*EXERCISE OBJECTIVE*
Copy every line of the data that contains the string "matplotlib".

*DATASET CONTENT*
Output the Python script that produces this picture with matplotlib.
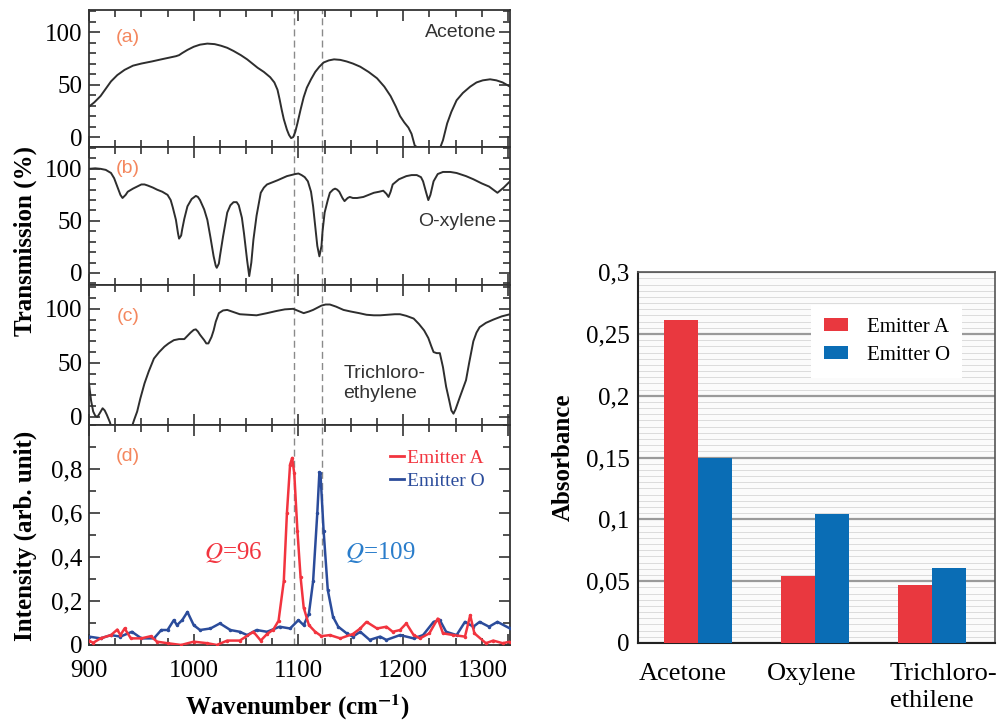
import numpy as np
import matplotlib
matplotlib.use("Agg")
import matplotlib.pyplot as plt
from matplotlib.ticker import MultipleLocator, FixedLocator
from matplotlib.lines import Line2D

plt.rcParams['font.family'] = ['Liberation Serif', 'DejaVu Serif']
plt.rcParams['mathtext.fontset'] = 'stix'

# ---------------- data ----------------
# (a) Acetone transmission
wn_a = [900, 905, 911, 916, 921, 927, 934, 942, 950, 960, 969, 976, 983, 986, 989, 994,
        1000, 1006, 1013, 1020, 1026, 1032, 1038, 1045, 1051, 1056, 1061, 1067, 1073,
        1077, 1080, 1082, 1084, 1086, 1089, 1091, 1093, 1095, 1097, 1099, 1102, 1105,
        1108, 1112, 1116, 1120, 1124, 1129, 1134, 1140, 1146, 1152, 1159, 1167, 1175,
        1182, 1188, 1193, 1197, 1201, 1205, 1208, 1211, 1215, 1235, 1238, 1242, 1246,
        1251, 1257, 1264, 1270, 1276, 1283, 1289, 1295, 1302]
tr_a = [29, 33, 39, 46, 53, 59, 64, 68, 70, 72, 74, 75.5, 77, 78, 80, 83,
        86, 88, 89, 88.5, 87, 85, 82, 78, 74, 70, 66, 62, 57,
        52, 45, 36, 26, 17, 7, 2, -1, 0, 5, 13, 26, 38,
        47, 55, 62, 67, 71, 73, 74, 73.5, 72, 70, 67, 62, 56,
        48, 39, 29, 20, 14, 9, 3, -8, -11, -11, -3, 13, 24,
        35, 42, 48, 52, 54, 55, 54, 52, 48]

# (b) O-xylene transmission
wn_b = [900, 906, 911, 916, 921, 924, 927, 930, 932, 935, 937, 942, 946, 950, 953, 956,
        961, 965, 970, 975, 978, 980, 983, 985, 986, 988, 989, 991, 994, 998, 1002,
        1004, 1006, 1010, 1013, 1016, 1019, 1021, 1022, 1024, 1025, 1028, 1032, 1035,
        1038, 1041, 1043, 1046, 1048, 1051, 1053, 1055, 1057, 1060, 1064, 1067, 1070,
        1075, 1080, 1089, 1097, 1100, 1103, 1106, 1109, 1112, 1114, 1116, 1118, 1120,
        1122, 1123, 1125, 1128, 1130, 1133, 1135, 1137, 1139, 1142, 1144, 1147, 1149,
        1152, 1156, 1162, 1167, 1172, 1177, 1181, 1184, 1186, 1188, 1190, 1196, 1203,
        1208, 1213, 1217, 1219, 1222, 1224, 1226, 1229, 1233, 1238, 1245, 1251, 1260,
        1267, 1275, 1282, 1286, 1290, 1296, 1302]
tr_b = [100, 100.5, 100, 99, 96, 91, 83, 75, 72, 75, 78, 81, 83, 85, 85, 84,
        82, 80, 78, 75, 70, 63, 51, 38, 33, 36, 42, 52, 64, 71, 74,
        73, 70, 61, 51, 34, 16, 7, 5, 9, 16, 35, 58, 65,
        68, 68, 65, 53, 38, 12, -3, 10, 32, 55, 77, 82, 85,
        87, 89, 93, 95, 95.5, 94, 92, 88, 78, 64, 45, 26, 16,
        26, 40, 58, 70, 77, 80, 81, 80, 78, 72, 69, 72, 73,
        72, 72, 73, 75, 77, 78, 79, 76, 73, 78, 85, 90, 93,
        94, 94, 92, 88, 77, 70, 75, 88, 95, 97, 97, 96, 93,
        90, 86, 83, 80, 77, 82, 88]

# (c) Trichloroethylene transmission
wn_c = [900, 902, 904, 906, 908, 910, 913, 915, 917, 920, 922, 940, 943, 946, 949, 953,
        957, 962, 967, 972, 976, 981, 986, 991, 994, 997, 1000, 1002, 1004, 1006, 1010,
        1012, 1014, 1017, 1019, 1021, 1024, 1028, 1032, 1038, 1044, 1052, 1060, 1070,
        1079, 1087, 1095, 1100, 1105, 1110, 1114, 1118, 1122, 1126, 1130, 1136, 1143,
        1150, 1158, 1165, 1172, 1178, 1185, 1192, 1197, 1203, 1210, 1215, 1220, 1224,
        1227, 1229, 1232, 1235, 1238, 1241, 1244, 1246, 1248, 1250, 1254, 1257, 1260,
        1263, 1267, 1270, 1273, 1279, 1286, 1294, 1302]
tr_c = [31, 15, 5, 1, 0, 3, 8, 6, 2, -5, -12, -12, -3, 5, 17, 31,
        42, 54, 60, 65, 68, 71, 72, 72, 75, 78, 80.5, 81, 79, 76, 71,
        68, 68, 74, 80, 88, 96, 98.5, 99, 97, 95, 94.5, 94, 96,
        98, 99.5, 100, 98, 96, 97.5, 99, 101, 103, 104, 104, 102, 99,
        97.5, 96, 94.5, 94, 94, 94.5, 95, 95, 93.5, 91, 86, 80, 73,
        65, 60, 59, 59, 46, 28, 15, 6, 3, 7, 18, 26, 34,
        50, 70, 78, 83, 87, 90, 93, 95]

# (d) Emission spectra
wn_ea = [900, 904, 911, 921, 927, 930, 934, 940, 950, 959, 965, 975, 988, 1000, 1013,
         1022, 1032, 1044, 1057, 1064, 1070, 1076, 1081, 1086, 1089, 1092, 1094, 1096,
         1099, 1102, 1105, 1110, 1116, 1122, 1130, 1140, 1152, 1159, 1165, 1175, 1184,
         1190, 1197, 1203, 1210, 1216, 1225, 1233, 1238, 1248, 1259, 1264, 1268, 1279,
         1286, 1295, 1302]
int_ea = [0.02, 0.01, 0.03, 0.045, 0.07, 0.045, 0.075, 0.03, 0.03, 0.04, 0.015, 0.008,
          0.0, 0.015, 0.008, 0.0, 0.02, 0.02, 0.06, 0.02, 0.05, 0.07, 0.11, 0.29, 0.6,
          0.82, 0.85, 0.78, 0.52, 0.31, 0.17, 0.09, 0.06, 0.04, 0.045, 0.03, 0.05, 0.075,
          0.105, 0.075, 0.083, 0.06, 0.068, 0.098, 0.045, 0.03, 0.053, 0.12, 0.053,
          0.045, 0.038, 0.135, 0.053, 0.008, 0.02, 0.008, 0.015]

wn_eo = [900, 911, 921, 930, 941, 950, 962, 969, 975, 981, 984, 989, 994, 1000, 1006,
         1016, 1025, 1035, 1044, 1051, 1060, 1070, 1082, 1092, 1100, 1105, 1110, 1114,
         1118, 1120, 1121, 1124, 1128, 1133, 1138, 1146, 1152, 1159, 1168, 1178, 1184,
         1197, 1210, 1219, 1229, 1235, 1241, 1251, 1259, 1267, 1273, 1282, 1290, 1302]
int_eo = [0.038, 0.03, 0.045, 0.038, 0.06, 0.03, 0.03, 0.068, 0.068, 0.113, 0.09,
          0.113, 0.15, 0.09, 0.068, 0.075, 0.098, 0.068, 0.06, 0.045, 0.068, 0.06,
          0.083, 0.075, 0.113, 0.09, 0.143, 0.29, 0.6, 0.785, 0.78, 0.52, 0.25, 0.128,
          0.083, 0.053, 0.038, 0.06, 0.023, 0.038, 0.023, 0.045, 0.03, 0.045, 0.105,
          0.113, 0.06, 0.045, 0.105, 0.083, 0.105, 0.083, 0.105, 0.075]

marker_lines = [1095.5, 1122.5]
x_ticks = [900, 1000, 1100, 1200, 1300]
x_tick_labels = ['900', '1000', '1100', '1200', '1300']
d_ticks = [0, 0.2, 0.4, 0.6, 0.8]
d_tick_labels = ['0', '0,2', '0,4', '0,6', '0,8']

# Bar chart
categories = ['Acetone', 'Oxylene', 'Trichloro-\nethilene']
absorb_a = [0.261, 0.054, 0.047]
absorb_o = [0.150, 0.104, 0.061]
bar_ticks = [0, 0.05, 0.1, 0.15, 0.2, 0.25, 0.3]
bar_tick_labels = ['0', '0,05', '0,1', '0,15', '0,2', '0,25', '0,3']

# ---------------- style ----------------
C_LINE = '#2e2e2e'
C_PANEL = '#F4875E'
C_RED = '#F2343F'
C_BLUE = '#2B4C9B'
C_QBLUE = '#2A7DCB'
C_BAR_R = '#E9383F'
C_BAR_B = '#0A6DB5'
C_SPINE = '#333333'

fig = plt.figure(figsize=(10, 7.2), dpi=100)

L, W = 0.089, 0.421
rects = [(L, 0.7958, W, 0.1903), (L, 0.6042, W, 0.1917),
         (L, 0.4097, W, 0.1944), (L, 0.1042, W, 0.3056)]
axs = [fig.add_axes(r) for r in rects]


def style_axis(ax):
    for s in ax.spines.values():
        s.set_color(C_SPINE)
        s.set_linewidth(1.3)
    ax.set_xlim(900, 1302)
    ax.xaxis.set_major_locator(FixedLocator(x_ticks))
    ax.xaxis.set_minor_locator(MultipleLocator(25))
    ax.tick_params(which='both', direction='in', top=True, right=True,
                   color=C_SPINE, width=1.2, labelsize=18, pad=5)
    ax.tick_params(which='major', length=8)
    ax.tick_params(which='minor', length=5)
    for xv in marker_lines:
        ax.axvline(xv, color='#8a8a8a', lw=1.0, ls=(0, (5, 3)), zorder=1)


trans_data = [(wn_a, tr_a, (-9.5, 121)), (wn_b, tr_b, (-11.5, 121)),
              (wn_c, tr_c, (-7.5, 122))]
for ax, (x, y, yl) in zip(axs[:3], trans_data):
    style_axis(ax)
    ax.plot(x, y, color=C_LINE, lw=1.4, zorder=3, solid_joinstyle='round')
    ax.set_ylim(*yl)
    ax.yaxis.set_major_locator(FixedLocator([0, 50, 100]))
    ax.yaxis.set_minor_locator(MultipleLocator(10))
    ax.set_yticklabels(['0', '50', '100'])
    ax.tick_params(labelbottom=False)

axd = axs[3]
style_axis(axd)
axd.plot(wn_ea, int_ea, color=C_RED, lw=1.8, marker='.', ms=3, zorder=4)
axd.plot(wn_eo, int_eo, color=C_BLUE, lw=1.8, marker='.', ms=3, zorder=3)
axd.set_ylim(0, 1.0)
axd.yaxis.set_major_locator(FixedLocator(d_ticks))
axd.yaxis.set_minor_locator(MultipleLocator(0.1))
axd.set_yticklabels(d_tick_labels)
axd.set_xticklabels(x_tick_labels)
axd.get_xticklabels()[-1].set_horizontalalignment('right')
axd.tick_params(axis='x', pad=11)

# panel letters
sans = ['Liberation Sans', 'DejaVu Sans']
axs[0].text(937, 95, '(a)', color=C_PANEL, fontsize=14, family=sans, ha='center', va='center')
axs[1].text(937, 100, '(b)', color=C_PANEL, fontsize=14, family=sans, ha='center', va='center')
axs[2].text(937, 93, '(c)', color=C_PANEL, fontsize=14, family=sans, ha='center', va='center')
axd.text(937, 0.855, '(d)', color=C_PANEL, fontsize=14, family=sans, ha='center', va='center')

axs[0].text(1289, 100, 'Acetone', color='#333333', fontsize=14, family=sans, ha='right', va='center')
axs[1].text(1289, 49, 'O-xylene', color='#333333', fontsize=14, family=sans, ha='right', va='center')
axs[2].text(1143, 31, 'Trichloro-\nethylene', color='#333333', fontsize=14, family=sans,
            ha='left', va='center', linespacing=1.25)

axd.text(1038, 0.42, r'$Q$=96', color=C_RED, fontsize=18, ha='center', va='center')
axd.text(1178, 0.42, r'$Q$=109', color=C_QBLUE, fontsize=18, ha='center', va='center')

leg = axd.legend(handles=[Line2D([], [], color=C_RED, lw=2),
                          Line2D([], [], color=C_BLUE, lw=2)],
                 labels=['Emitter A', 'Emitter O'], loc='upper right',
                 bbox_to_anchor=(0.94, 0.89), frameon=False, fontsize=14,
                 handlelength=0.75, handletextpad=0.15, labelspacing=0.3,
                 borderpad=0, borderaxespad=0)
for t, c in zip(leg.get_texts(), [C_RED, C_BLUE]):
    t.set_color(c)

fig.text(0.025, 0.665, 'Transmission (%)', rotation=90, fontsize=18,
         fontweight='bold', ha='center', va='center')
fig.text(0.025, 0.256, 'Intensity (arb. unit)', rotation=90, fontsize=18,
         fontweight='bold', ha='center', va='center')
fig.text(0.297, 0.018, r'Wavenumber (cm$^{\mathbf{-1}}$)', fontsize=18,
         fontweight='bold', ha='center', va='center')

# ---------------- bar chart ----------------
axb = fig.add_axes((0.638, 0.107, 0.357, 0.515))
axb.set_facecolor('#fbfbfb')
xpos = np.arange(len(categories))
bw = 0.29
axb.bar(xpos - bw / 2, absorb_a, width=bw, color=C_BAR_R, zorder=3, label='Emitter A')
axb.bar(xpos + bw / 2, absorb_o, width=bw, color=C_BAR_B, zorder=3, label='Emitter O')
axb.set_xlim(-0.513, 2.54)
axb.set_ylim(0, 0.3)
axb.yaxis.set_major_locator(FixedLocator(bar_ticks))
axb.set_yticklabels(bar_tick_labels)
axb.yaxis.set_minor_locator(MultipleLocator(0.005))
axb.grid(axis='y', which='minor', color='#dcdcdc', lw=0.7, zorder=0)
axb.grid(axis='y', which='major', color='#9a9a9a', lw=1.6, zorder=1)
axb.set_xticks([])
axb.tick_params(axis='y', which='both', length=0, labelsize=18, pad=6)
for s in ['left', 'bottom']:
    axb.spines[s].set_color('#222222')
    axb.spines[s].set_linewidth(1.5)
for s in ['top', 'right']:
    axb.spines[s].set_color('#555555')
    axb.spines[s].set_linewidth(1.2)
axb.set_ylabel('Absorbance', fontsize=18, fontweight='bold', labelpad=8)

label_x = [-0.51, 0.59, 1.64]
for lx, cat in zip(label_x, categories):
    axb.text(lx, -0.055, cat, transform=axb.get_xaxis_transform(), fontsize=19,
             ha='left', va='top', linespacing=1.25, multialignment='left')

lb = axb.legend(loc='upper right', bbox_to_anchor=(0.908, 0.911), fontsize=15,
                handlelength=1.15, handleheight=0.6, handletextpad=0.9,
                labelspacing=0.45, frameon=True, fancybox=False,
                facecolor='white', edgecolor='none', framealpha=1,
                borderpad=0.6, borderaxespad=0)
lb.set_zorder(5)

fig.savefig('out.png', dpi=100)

*COMPLETED TASK*
Output the Python script that produces this picture with matplotlib.
import matplotlib
matplotlib.use("Agg")
import matplotlib.pyplot as plt
from matplotlib.ticker import MultipleLocator, FixedLocator
from matplotlib.lines import Line2D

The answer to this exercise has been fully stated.